Karen Lamb with Denver Water might know?? 
The put in is a class 5 on a class 3 river, and while I have safely navigated the "hill" many times, it sure would be nice to get some railroad ties and gravel stairs down to the water. They could be put in the main errosion area and prevent any future erosion from endless foot traffic sliding down that thing.
Hope the rumor is true!
Scotty


----------



## slavetotheflyrod (Sep 2, 2009)

Be careful what you wish for. 

With ammeneties like the "stairs" you describe, usually come fees to pay for the construction and maintenance of those ammeneties. 

Besides that, I kind of like it the way it is - seems to deter some of the amatuers.


----------



## SummitSurfer (Jun 23, 2010)

I agree with you Slave! If you survive the put in you have earned the right to run it. ha ha!

Scotty: when we boating together again? Last outting was crazy but fun....see ya out there.


****


----------



## CO14 (Nov 12, 2003)

There are stairs there already-have been for years. You can only use them with a kayak though. From the parking lot head towards the chain link fence. Follow the fence around to the stairs. Take the stairs to the river. Just so you know it is probably a class IV traverse on the outside of the fence.


----------



## Ole Rivers (Jul 7, 2005)

*20 Yards and a Cloud of Dust!*



Scottsfire said:


> Was curious if anyone has heard of Lower Blue "Put In" getting some stairs? Heard rumor but don't know how reliable the integrity of this was.
> Karen Lamb with Denver Water might know??
> The put in is a class 5 on a class 3 river, and while I have safely navigated the "hill" many times, it sure would be nice to get some railroad ties and gravel stairs down to the water. They could be put in the main errosion area and prevent any future erosion from endless foot traffic sliding down that thing.
> Hope the rumor is true!
> Scotty


These 8/09 pics show the class level...

I've talked to Kara, USFS, etc about this concerning the overall Lower Blue Management Plan. Cost, permitting, construction standards, safety, land ownership, stakeholder decision representation, BLM Resource Management Plan completion, etc are all factors of what or what does not go where. It's a question as to who owns the land where the put in actually sits. The land boundary survey and maps would need to be looked at. The boundary between Bureau of Rec and USFS is either at the top of the ridge at the parking lot or down the ridge to where the old camp fireplace/cleared vegetation area line is located. I've looked at the Summit County Assessor maps and it's not clear where that line is. Go to their website to check it out yourselves.

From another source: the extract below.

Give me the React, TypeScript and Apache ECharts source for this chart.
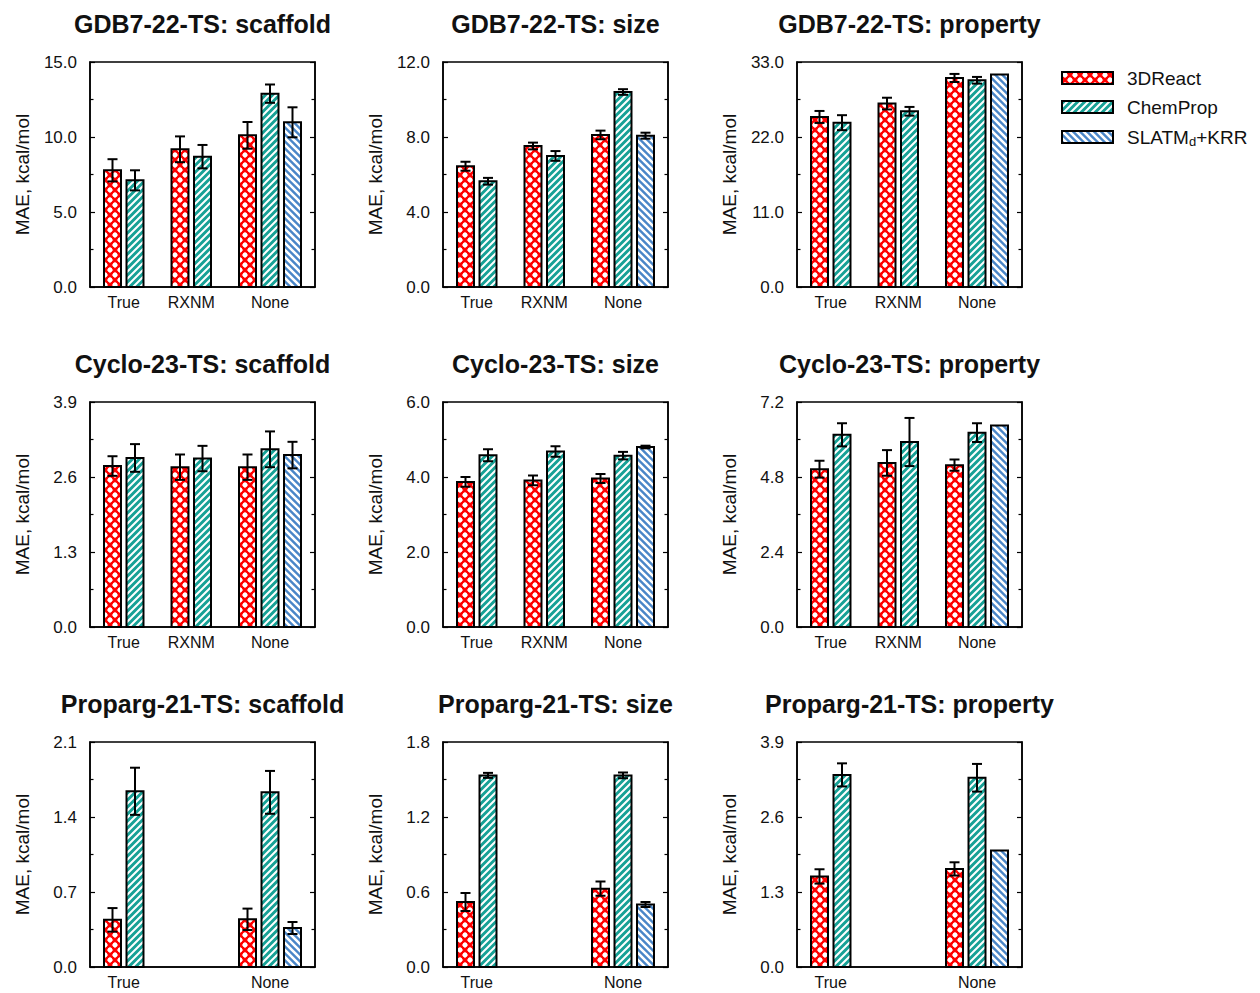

As for cost, well, BLM Kremmling told me the Gore/Blue/Colorado put in stairs ramp cost $160k. Yes, they told me $160,000. They have standards, don't you know... That's BLM, tho. The cost would be to BoR or USFS and it seems that a ramp could easily be built for way less than that and still be within design standards. Whether either would want fees to get the money back is an issue that would be brought up in the LBMP discussions.

The LBMP, according to what I've talked to USFS, BLM, BVR, etc in past meetings and contact, comes after the BLM Resource Management Plan is completed and maybe the Wild and Scenic designation process. The BLM RMP has been delayed for a couple years now and God knows when it will be presented for public comment.

Permitting to recoup $$$ for the ramp, use, footbridges, modifications, etc would likely be discussed at the LBMP meetings, individual stakeholders and BoR, USFS, etc

Another way to resolve the issue is to contact Kara/BLM and/or USFS Dillon Ranger Station in Silverthorne yourselves before the LBMP meetings start back up, whenever that may be. The put in is only getting more eroded and dangerous. Sooner or later, someone's going to break an ankle or get their hand caught in the rope or winch set up or more.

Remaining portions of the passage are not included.